Wednesday, October 2, 2013

Issue 175 Company College October 2, 2013


College is expensive here in the United States. I have to say I was lucky to have my parents as I paid a year of college myself with the remaining three being paid off by my parents. As such I graduated with zero debt. But my fellow students at Hofstra and other universities were not so lucky. They owe in excess anywhere between $30,000 and $180,000. On top of this, colleges are not training students in the skills they need for the work place environment. Students often get retrained by their work place in the skills they need for them to be successful in the company. As such, companies want to cut out the middle man.

What Businesses are doing: Due to the lack of job skills coming out of colleges, companies are offering their own online degrees in the courses that they feel best prepare a person for a job. Well, the course prepares the person for work in their own company primarily. However, many of those skills transfer over to other related business disciplines and as such make an individual just as marketable as if they went through another company’s online college course. Yes that is correct; the courses offered are college level equivalent. As such you take a course online in the same way you would if you were taking an online college course. Plus the course is recognized to be at the college level. So it looks just as good on a resume as if you went to a traditional college. The only difference is that a company offered the course as opposed to a college who offering the course.

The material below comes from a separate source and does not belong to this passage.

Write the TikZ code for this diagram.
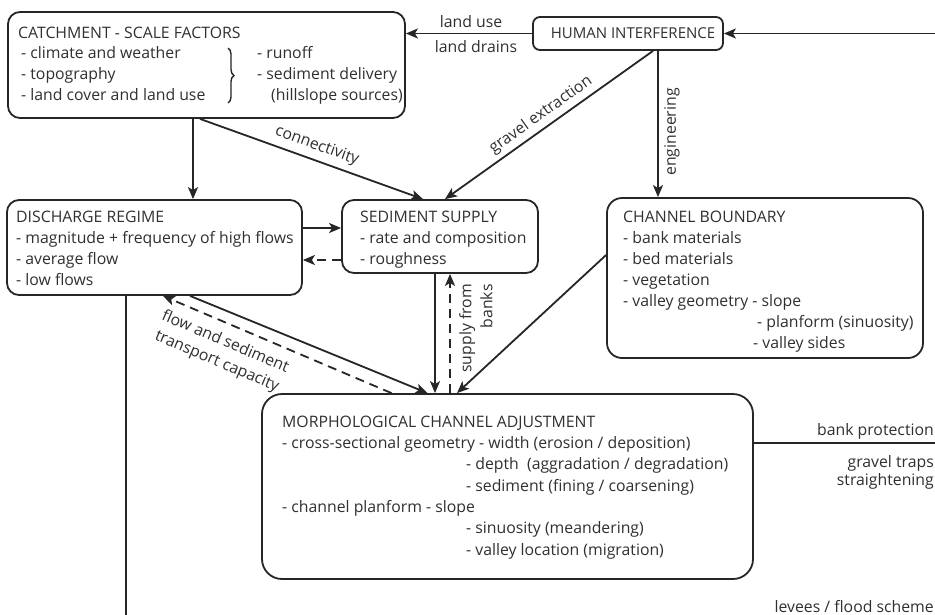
\documentclass[tikz,border=0pt]{standalone}
\usepackage{fontspec}
\setmainfont{Open Sans}
\usetikzlibrary{arrows.meta,decorations.pathreplacing}
\definecolor{ink}{HTML}{262626}
\definecolor{txtc}{HTML}{303030}
\begin{document}
\begin{tikzpicture}[x=1pt,y=-1pt,
  box/.style={draw=ink,line width=1.8pt,rounded corners=12pt,inner sep=0pt},
  lbl/.style={text=txtc,font=\fontsize{15.8}{21}\selectfont,inner sep=0pt},
  ln/.style={lbl,anchor=base west},
  conn/.style={draw=ink,line width=1.8pt},
  arr/.style={conn,-{Stealth[length=12pt,width=10pt,inset=3pt]}},
  dsh/.style={dash pattern=on 9pt off 6pt}]
\useasboundingbox[fill=white] (0,0) rectangle (935,614);

% boxes
\node[box,minimum width=397pt,minimum height=106pt] (catch) at (206.5,65) {};
\node[box,rounded corners=7pt,minimum width=190pt,minimum height=33pt] (human) at (628,33.5) {};
\node[box,minimum width=295pt,minimum height=95pt] (disch) at (154.5,247.5) {};
\node[box,minimum width=196pt,minimum height=73pt] (sed) at (440,236.5) {};
\node[box,rounded corners=15pt,minimum width=316pt,minimum height=160pt] (cb) at (765,278) {};
\node[box,rounded corners=20pt,minimum width=491pt,minimum height=185pt] (morph) at (507.5,486.5) {};

% box texts
\node[lbl,anchor=base,font=\fontsize{15}{21}\selectfont] (thum) at (633,38) {HUMAN INTERFERENCE};

\node[ln] (tc0) at (18,38) {CATCHMENT - SCALE FACTORS};
\node[ln] (tc1) at (21,58) {- climate and weather};
\node[ln] (tc2) at (21,79) {- topography};
\node[ln] (tc3) at (21,100) {- land cover and land use};
\node[ln] (tc4) at (257,58) {- runoff};
\node[ln] (tc5) at (257,79) {- sediment delivery};
\node[ln] (tc6) at (271,100) {(hillslope sources)};
\draw[ink,line width=1.4pt,decorate,decoration={brace,amplitude=6pt}] (228,48) -- (228,103);

\node[ln] (td0) at (16,222) {DISCHARGE REGIME};
\node[ln] (td1) at (16,243) {- magnitude + frequency of high flows};
\node[ln] (td2) at (16,264) {- average flow};
\node[ln] (td3) at (16,285) {- low flows};

\node[ln] (ts0) at (360,222) {SEDIMENT SUPPLY};
\node[ln] (ts1) at (360,243) {- rate and composition};
\node[ln] (ts2) at (360,264) {- roughness};

\node[ln] (tb0) at (623,222) {CHANNEL BOUNDARY};
\node[ln] (tb1) at (623,243) {- bank materials};
\node[ln] (tb2) at (623,264) {- bed materials};
\node[ln] (tb3) at (623,285) {- vegetation};
\node[ln] (tb4) at (623,306) {- valley geometry - slope};
\node[ln] (tb5) at (757,327) {- planform (sinuosity)};
\node[ln] (tb6) at (753,348) {- valley sides};

\node[ln] (tm0) at (282,427) {MORPHOLOGICAL CHANNEL ADJUSTMENT};
\node[ln] (tm1) at (282,448) {- cross-sectional geometry - width (erosion / deposition)};
\node[ln] (tm2) at (466,469) {- depth\ \ (aggradation / degradation)};
\node[ln] (tm3) at (466,491) {- sediment (fining / coarsening)};
\node[ln] (tm4) at (282,512) {- channel planform - slope};
\node[ln] (tm5) at (466,533) {- sinuosity (meandering)};
\node[ln] (tm6) at (466,555) {- valley location (migration)};

% connectors
\coordinate (rin) at (945,33.5);
\draw[arr] (rin) -- (human.east);
\draw[arr] (human.west) -- (human.west -| catch.east);
\node[lbl] (lu) at (471,22) {land use};
\node[lbl] (ld) at (476,47) {land drains};

\draw[arr] ([xshift=-13.5pt]catch.south) -- ([xshift=-13.5pt]catch.south |- disch.north);
\draw[arr] ([xshift=-6.5pt]catch.south) -- ([xshift=-17pt]sed.north);
\node[lbl,rotate=-20] (lcon) at (317,146) {connectivity};

\draw[arr] ([xshift=25pt]human.south) -- ([xshift=5pt]sed.north);
\node[lbl,rotate=35.5] (lgra) at (541,115) {gravel extraction};

\draw[arr] ([xshift=30pt]human.south) -- ([xshift=30pt]human.south |- cb.north);
\node[lbl,rotate=90] (leng) at (672,132) {engineering};

\coordinate (ds0) at ([yshift=19.5pt]disch.east);
\coordinate (ds1) at ([yshift=-12.5pt]disch.east);
\draw[arr] (ds0) -- (ds0 -| sed.west);
\draw[arr,dsh] (ds1 -| sed.west) -- (ds1);

\coordinate (sm0) at ([xshift=-5pt]sed.south);
\coordinate (sm1) at ([xshift=10pt]sed.south);
\draw[arr] (sm0) -- (sm0 |- morph.north);
\draw[arr,dsh] (sm1 |- morph.north) -- (sm1);
\node[lbl,rotate=90,align=right,anchor=east] (lsup) at (476,284) {supply from\\banks};

\draw[arr] ([yshift=23pt]cb.west) -- ([xshift=-50.5pt]morph.north);

\draw[arr] ([xshift=35.5pt]disch.south) -- ([xshift=-80pt]morph.north);
\draw[arr,dsh] ([xshift=-116pt]morph.north) -- ([xshift=8.5pt]disch.south);
\node[lbl,rotate=-23,align=center] (lflo) at (221,352) {flow and sediment\\transport capacity};

\coordinate (vdown) at (126,620);
\draw[conn] ([xshift=-28.5pt]disch.south) -- (vdown);

\coordinate (rout) at (945,443);
\draw[conn] ([yshift=43.5pt]morph.east) -- (rout);
\node[lbl,anchor=base east] (lbp) at (934,435) {bank protection};
\node[lbl,anchor=base east] (lgt) at (934,467) {gravel traps};
\node[lbl,anchor=base east] (lst) at (934,485) {straightening};
\node[lbl,anchor=base east] (llv) at (934,612) {levees / flood scheme};
\end{tikzpicture}
\end{document}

Advantages: For one, the primary advantage is that it is cheap. The cost of these company level courses is smaller in general to the traditional college courses offered. In addition, it is a company offering a course that is geared mainly for preparing you in skills to work in the field that the company is in. So a tech company will offer relevant tech courses based on what they need and projected future needs. This is the same for all disciplines of business who want people prepared to do the job as opposed to them having to waste their money retraining people with the skills they require. So there is less need to worry about no being able to do a job as the course has trained you to do it already. Also, the training helps you to prep to work in other businesses in the same field and as such you are not restricted to working for the business who originally offered the course.

Disadvantages: The main disadvantage is the lack of traditional networking that occurs on campus. Brick and mortar colleges allow for you to meet strangers who could possibly one day land you a job. No, your normal social life will not suffer as you create your own from home. But your networking, unless you use various forms of social networking, will be limited. As to other disadvantages, there are certain courses that can only be accomplished in person. Some interdisciplinary courses like art, literature and such may require an actual school. So you will need to seek one of those out to acquire such forms of study.

Conclusion: Online courses are the wave of the future. They will not remove the traditional schools from their position with respect to certain forms of study (like being a doctor), but schooling will most likely get cheaper. Businesses offering such courses though will mean more competition which will force colleges to either offer better courses or lower their prices to compete. This of course is a win for everyone either way. But this revolution also helps the people with a lower income level as college is now becoming that much more affordable. This means less loans will be needed and as such less burden upon the individual once they graduate.